*WHAT THIS TASK INVOLVES*: Copy exactly, and only, the lines below from the first through the one containing "(root) at (827,470)", both included; pictures are omitted.

*SUPPLIED MATERIAL*:

┏━━

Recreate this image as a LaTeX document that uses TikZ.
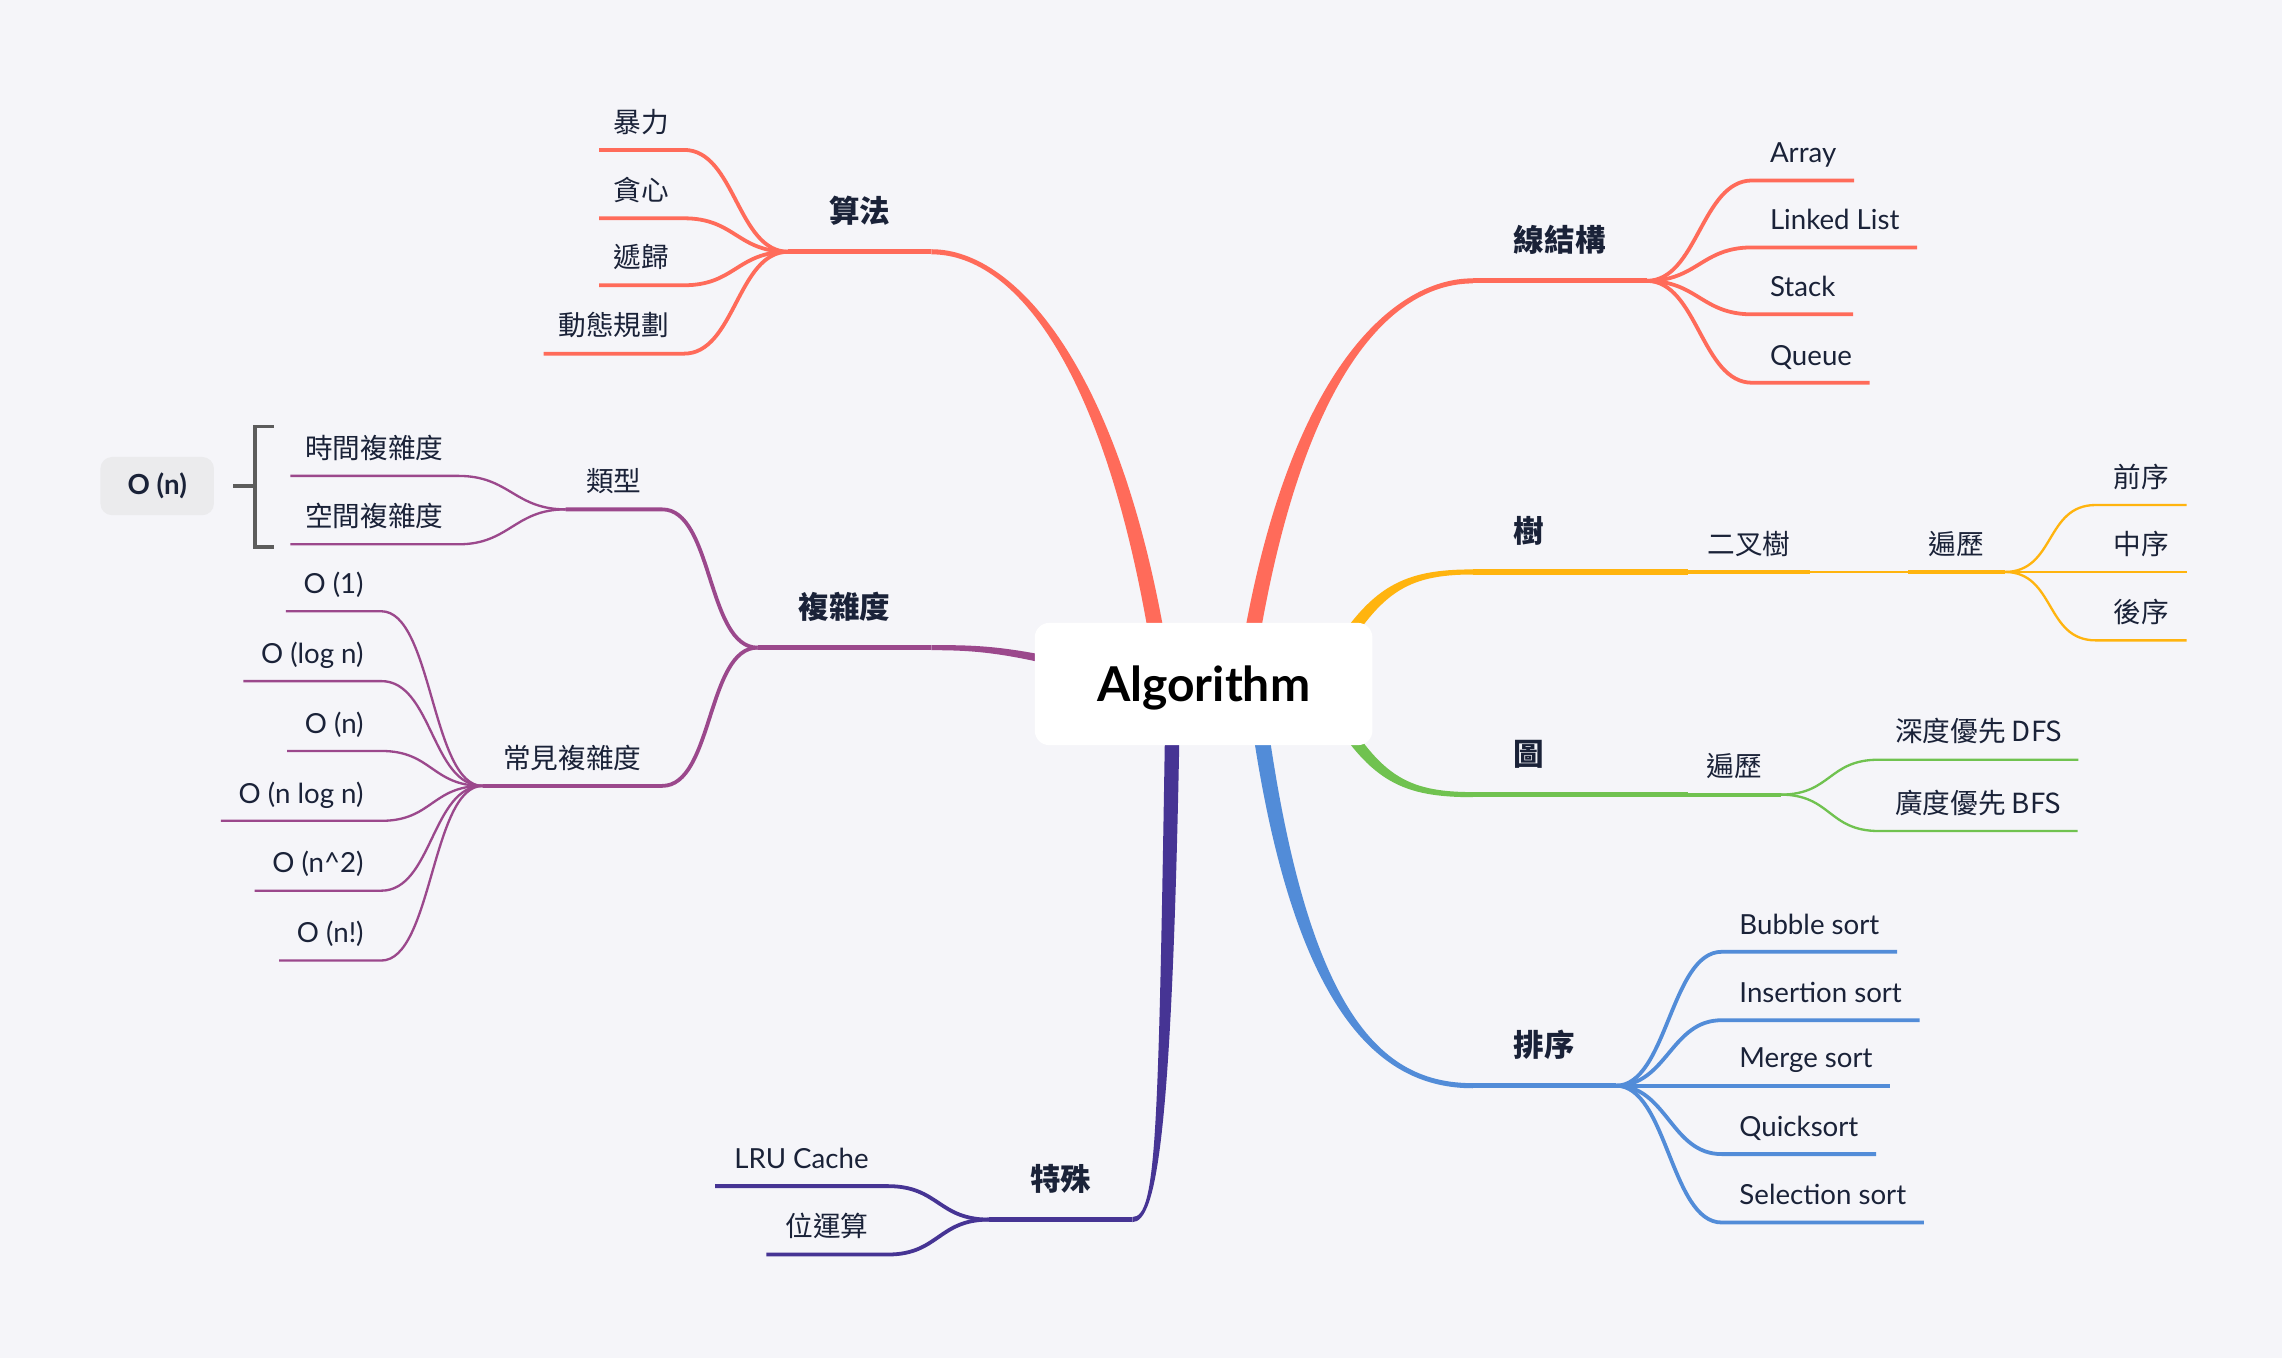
\documentclass[tikz,border=0pt]{standalone}
\usepackage{fontspec}
\setmainfont{Noto Sans CJK TC}
\newfontfamily\lat{Lato}
\usetikzlibrary{backgrounds}

\definecolor{paper}{HTML}{F5F5F9}
\definecolor{ink}{HTML}{1A2238}
\definecolor{coral}{HTML}{FF6B5A}
\definecolor{plum}{HTML}{9B488C}
\definecolor{amber}{HTML}{FFB40F}
\definecolor{grass}{HTML}{70C250}
\definecolor{sky}{HTML}{528CD8}
\definecolor{indigo}{HTML}{463494}
\definecolor{chipgray}{HTML}{EBEBED}
\definecolor{bracketgray}{HTML}{5C5C5C}

\begin{document}
\begin{tikzpicture}[x=1pt, y=-1pt,
  root/.style={fill=white, rounded corners=10pt, minimum width=232pt, minimum height=84pt, text depth=0pt, font=\lat\fontsize{33}{33}\selectfont\bfseries},
  topic/.style={text=ink, text depth=0pt, inner xsep=12pt, inner ysep=12pt, font=\fontsize{19}{19}\selectfont},
  main topic/.style={topic, inner xsep=28pt, inner ysep=20pt, font=\fontsize{21}{21}\selectfont\bfseries},
  chip/.style={fill=chipgray, rounded corners=8pt, minimum width=78pt, minimum height=40pt, text=ink, font=\lat\fontsize{19}{19}\selectfont\bfseries},
  bracket line/.style={draw=bracketgray, line width=2.5pt},
  lvl1/.style={line width=3.5pt},
  lvl2/.style={line width=2.6pt},
  lvl3/.style={line width=1.6pt},
  bough/.style={to path={.. controls +(35,0) and +(-35,0) .. (\tikztotarget)}}]

\useasboundingbox (0,0) rectangle (1568,933);

% centre
\node[root] (root) at (827,470) {Algorithm};

% main topics
\node[main topic, anchor=south east] (algo) at (640,173) {算法};
\node[main topic, anchor=south west] (linear) at (1012,193) {線結構};
\node[main topic, anchor=south west] (tree) at (1012,393) {樹};
\node[main topic, anchor=south west] (graph) at (1012,546) {圖};
\node[main topic, anchor=south west] (sort) at (1012,746) {排序};
\node[main topic, anchor=south east] (special) at (778,838) {特殊};
\node[main topic, anchor=south east] (cplx) at (640,445) {複雜度};

% second level
\node[topic, anchor=south east, inner xsep=14pt] (kind) at (455,350) {類型};
\node[topic, anchor=south east, inner xsep=14pt] (common) at (455,540) {常見複雜度};
\node[topic, anchor=south west, inner xsep=13pt] (bin) at (1160,393) {二叉樹};
\node[topic, anchor=south west, inner xsep=14pt] (walk) at (1311,393) {遍歷};
\node[topic, anchor=south west, inner xsep=12.5pt] (gwalk) at (1160,546) {遍歷};

% leaves
\foreach \t/\yy [count=\i] in {暴力/103, 貪心/150, 遞歸/196, 動態規劃/243}
  \node[topic, anchor=south east, inner xsep=10pt] (algo-\i) at (470,\yy) {\t};

\foreach \t/\yy [count=\i] in {Array/124, Linked List/170, Stack/216, Queue/263}
  \node[topic, anchor=south west] (linear-\i) at (1204,\yy) {\lat \t};

\foreach \t/\yy [count=\i] in {前序/347, 中序/393, 後序/440}
  \node[topic, anchor=south west] (walk-\i) at (1440,\yy) {\t};

\foreach \t/\yy [count=\i] in {深度優先 DFS/522, 廣度優先 BFS/571}
  \node[topic, anchor=south west, inner xsep=11pt] (gwalk-\i) at (1291,\yy) {\t};

\foreach \t/\yy [count=\i] in {Bubble sort/654, Insertion sort/701, Merge sort/746, Quicksort/793, Selection sort/840}
  \node[topic, anchor=south west] (sort-\i) at (1183,\yy) {\lat \t};

\node[topic, anchor=south east, inner xsep=13pt] (special-1) at (610,815) {\lat LRU Cache};
\node[topic, anchor=south east, inner xsep=13pt] (special-2) at (610,862) {位運算};

\foreach \t/\yy [count=\i] in {時間複雜度/327, 空間複雜度/374}
  \node[topic, anchor=south east, inner xsep=10pt] (kind-\i) at (315,\yy) {\t};

\foreach \t [count=\i] in {O (1), O (log n), O (n), O (n log n), O (n\textasciicircum{}2), O (n!)}
  \node[topic, anchor=south east] (common-\i) at (262,372+48*\i) {\lat \t};

% summary
\node[chip] (big-o) at (108,334) {O (n)};
\coordinate (brace-mid) at (175,334);
\draw[bracket line] (188,293) -- (175,293) -- (175,376) -- (188,376);
\draw[bracket line] (brace-mid) -- ([xshift=13pt]big-o.east);

% main topic underlines
\foreach \n/\c in {algo/coral, linear/coral, sort/sky, special/indigo, cplx/plum}
  \draw[lvl1, \c] (\n.south west) -- (\n.south east);
\draw[lvl1, amber] (tree.south west) -- (tree.south east) -- (bin.south west);
\draw[lvl1, grass] (graph.south west) -- (graph.south east) -- (gwalk.south west);

% connectors
\foreach \i in {1,...,4}
  \draw[lvl2, coral] (algo-\i.south west) -- (algo-\i.south east) to[bough] (algo.south west);
\foreach \i in {1,...,4}
  \draw[lvl2, coral] (linear.south east) to[bough] (linear-\i.south west) -- (linear-\i.south east);
\foreach \i in {1,...,5}
  \draw[lvl2, sky] (sort.south east) to[bough] (sort-\i.south west) -- (sort-\i.south east);
\foreach \i in {1,2}
  \draw[lvl2, indigo] (special-\i.south west) -- (special-\i.south east) to[bough] (special.south west);

\foreach \n in {kind, common}
  \draw[lvl2, plum] (\n.south west) -- (\n.south east) to[bough] (cplx.south west);
\foreach \i in {1,2}
  \draw[lvl3, plum] (kind-\i.south west) -- (kind-\i.south east) to[bough] (kind.south west);
\foreach \i in {1,...,6}
  \draw[lvl3, plum] (common-\i.south west) -- (common-\i.south east) to[bough] (common.south west);

\draw[lvl2, amber] (bin.south west) -- (bin.south east);
\draw[lvl3, amber] (bin.south east) -- (walk.south west);
\draw[line width=2.2pt, amber] (walk.south west) -- (walk.south east);
\foreach \i in {1,2,3}
  \draw[lvl3, amber] (walk.south east) to[bough] (walk-\i.south west) -- (walk-\i.south east);

\draw[lvl2, grass] (gwalk.south west) -- (gwalk.south east);
\foreach \i in {1,2}
  \draw[lvl3, grass] (gwalk.south east) to[bough] (gwalk-\i.south west) -- (gwalk-\i.south east);

% tapered branches from the centre
\begin{scope}[on background layer]
\fill[paper] (0,0) rectangle (1568,933);
\fill[coral] ([shift={(-21.5,0)}]root.center) .. controls (775.5,260) and (700,171.25) .. ([shift={(0,-1.75)}]algo.south east)
  -- ([shift={(0,1.75)}]algo.south east) .. controls (700,174.75) and (764.5,260) .. ([shift={(-32.5,0)}]root.center) -- cycle;
\fill[coral] ([shift={(22.5,0)}]root.center) .. controls (879.5,260) and (955,191.25) .. ([shift={(0,-1.75)}]linear.south west)
  -- ([shift={(0,1.75)}]linear.south west) .. controls (955,194.75) and (890.5,260) .. ([shift={(33.5,0)}]root.center) -- cycle;
\fill[amber] ([shift={(85,-18)}]root.center) .. controls (942,402) and (965,391.25) .. ([shift={(0,-1.75)}]tree.south west)
  -- ([shift={(0,1.75)}]tree.south west) .. controls (965,394.75) and (948,408) .. ([shift={(91,-12)}]root.center) -- cycle;
\fill[grass] ([shift={(85,18)}]root.center) .. controls (942,538) and (965,547.75) .. ([shift={(0,1.75)}]graph.south west)
  -- ([shift={(0,-1.75)}]graph.south west) .. controls (965,544.25) and (948,532) .. ([shift={(91,12)}]root.center) -- cycle;
\fill[sky] ([shift={(29.5,0)}]root.center) .. controls (884.5,700) and (950,747.75) .. ([shift={(0,1.75)}]sort.south west)
  -- ([shift={(0,-1.75)}]sort.south west) .. controls (950,744.25) and (895.5,700) .. ([shift={(40.5,0)}]root.center) -- cycle;
\fill[indigo] ([shift={(-16,0)}]root.center) .. controls (806,780) and (795,839.75) .. ([shift={(0,1.75)}]special.south east)
  -- ([shift={(0,-1.75)}]special.south east) .. controls (795,836.25) and (796,780) .. ([shift={(-26,0)}]root.center) -- cycle;
\fill[plum] ([shift={(-87,-15)}]root.center) .. controls (690,443.5) and (670,443.25) .. ([shift={(0,-1.75)}]cplx.south east)
  -- ([shift={(0,1.75)}]cplx.south east) .. controls (670,446.75) and (690,448.5) .. ([shift={(-87,-9)}]root.center) -- cycle;
\end{scope}

\end{tikzpicture}
\end{document}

┗━━

*TASK SOLUTION*:
Recreate this image as a LaTeX document that uses TikZ.
\documentclass[tikz,border=0pt]{standalone}
\usepackage{fontspec}
\setmainfont{Noto Sans CJK TC}
\newfontfamily\lat{Lato}
\usetikzlibrary{backgrounds}

\definecolor{paper}{HTML}{F5F5F9}
\definecolor{ink}{HTML}{1A2238}
\definecolor{coral}{HTML}{FF6B5A}
\definecolor{plum}{HTML}{9B488C}
\definecolor{amber}{HTML}{FFB40F}
\definecolor{grass}{HTML}{70C250}
\definecolor{sky}{HTML}{528CD8}
\definecolor{indigo}{HTML}{463494}
\definecolor{chipgray}{HTML}{EBEBED}
\definecolor{bracketgray}{HTML}{5C5C5C}

\begin{document}
\begin{tikzpicture}[x=1pt, y=-1pt,
  root/.style={fill=white, rounded corners=10pt, minimum width=232pt, minimum height=84pt, text depth=0pt, font=\lat\fontsize{33}{33}\selectfont\bfseries},
  topic/.style={text=ink, text depth=0pt, inner xsep=12pt, inner ysep=12pt, font=\fontsize{19}{19}\selectfont},
  main topic/.style={topic, inner xsep=28pt, inner ysep=20pt, font=\fontsize{21}{21}\selectfont\bfseries},
  chip/.style={fill=chipgray, rounded corners=8pt, minimum width=78pt, minimum height=40pt, text=ink, font=\lat\fontsize{19}{19}\selectfont\bfseries},
  bracket line/.style={draw=bracketgray, line width=2.5pt},
  lvl1/.style={line width=3.5pt},
  lvl2/.style={line width=2.6pt},
  lvl3/.style={line width=1.6pt},
  bough/.style={to path={.. controls +(35,0) and +(-35,0) .. (\tikztotarget)}}]

\useasboundingbox (0,0) rectangle (1568,933);

% centre
\node[root] (root) at (827,470) {Algorithm};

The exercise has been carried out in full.